MONTPELIER — There won’t likely be a veto session, but there will be a showdown at the Statehouse to handle unfinished business on the state budget.
Gov. Phil Scott on Tuesday named a date for a special session to address financial matters after his expected veto of the $5.86 billion budget proposed by the Legislature. It will begin May 23 and likely run for two days.
In recent weeks Scott has doubled down on his 2016 campaign promise of no new taxes or fees. He continues to emphasize that Vermonters are exhausted from the high cost of living and high costs for businesses.
He has said he will not support the current budget proposal that would increase taxes on Vermonters by almost $50 million, including $33 million in property taxes. Instead, he is urging lawmakers to fix the budget deficit using this year’s $82 million in revenue growth, $34 million from the attorney general’s tobacco settlement, and $44 million in revenue surpluses.
“That’s $160 million more revenue available to them without raising taxes,” Scott said in a statement.
Meanwhile, his political opponents, including his own lieutenant governor, are saying the Vermont governor should cooperate with the majority party on the budget and other bills he has threatened to veto.

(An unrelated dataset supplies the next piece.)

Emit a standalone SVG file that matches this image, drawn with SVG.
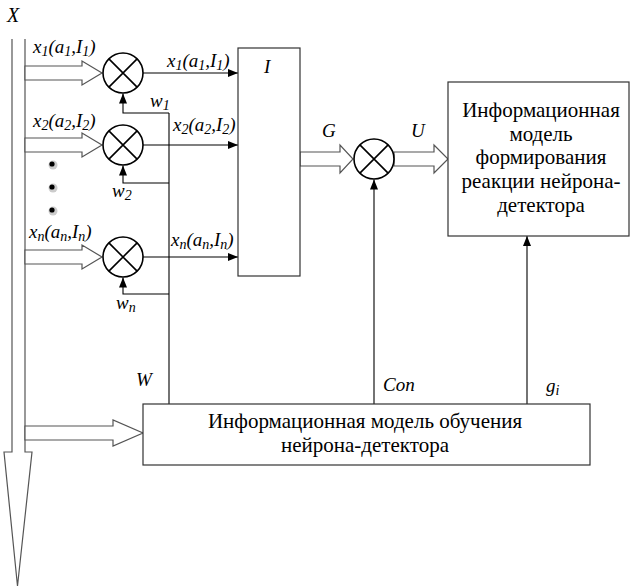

“Unfortunately, there has also been a void in leadership from the Governor,” Lt. Gov. David Zuckerman said in a statement. “On many critical issues, incomplete ideas were presented at the last minute making it impossible for sufficient legislative vetting.”
House Minority Leader Don Turner, R-Milton, told True North that while the Republican caucus had a mixed vote on the budget, he personally backs the governor.
“The governor was very clear for many weeks that he wasn’t going to raise taxes or fees. That is what he ran on and that’s what he’s delivering, and I fully support that,” Turner said. “I think with the additional $180 million in revenue that we should be able to balance the budget and go home without raising taxes.”
Turner added that there is another $9 million found in the education fund and other estimates that Scott may not have included in his $160 million figure for extra funds. In any case, they agree that there’s enough extra money available to avoid tax hikes.
Asked how taxes are going up with so much extra revenue, Turner noted that some surplus money is going to unfunded debts such as $34 million towards the state’s future pension liabilities. The governor himself has referenced unfunded debts as a priority.
However, Turner doesn’t see a strong chance that Scott’s anticipated vetoes will be addressed in the special session. Bills Scott intends to veto include the $15 minimum wage hike, paid family leave and others.
“Those bills all died,” Turner said. “In the special session, it’s an entirely new session. We’ll have to take up those bills all over again just like they did before.”
Turner said those bills could still come up again in the special session, but he doesn’t predict it will amount to much.
“I’m sure they will [come up again], but I don’t know what they are going to accomplish. I mean they can pass the bills and they are just going to get vetoed again and they are just going to die again,” he said.
Turner said his side has already offered up terms for a compromise. His goal is to pass the budget and no new taxes and fees “using as much of the one-time money to fill a gap with the understanding that there are some policy changes that will reduce spending in the out years so we don’t have more and more one-time money required.”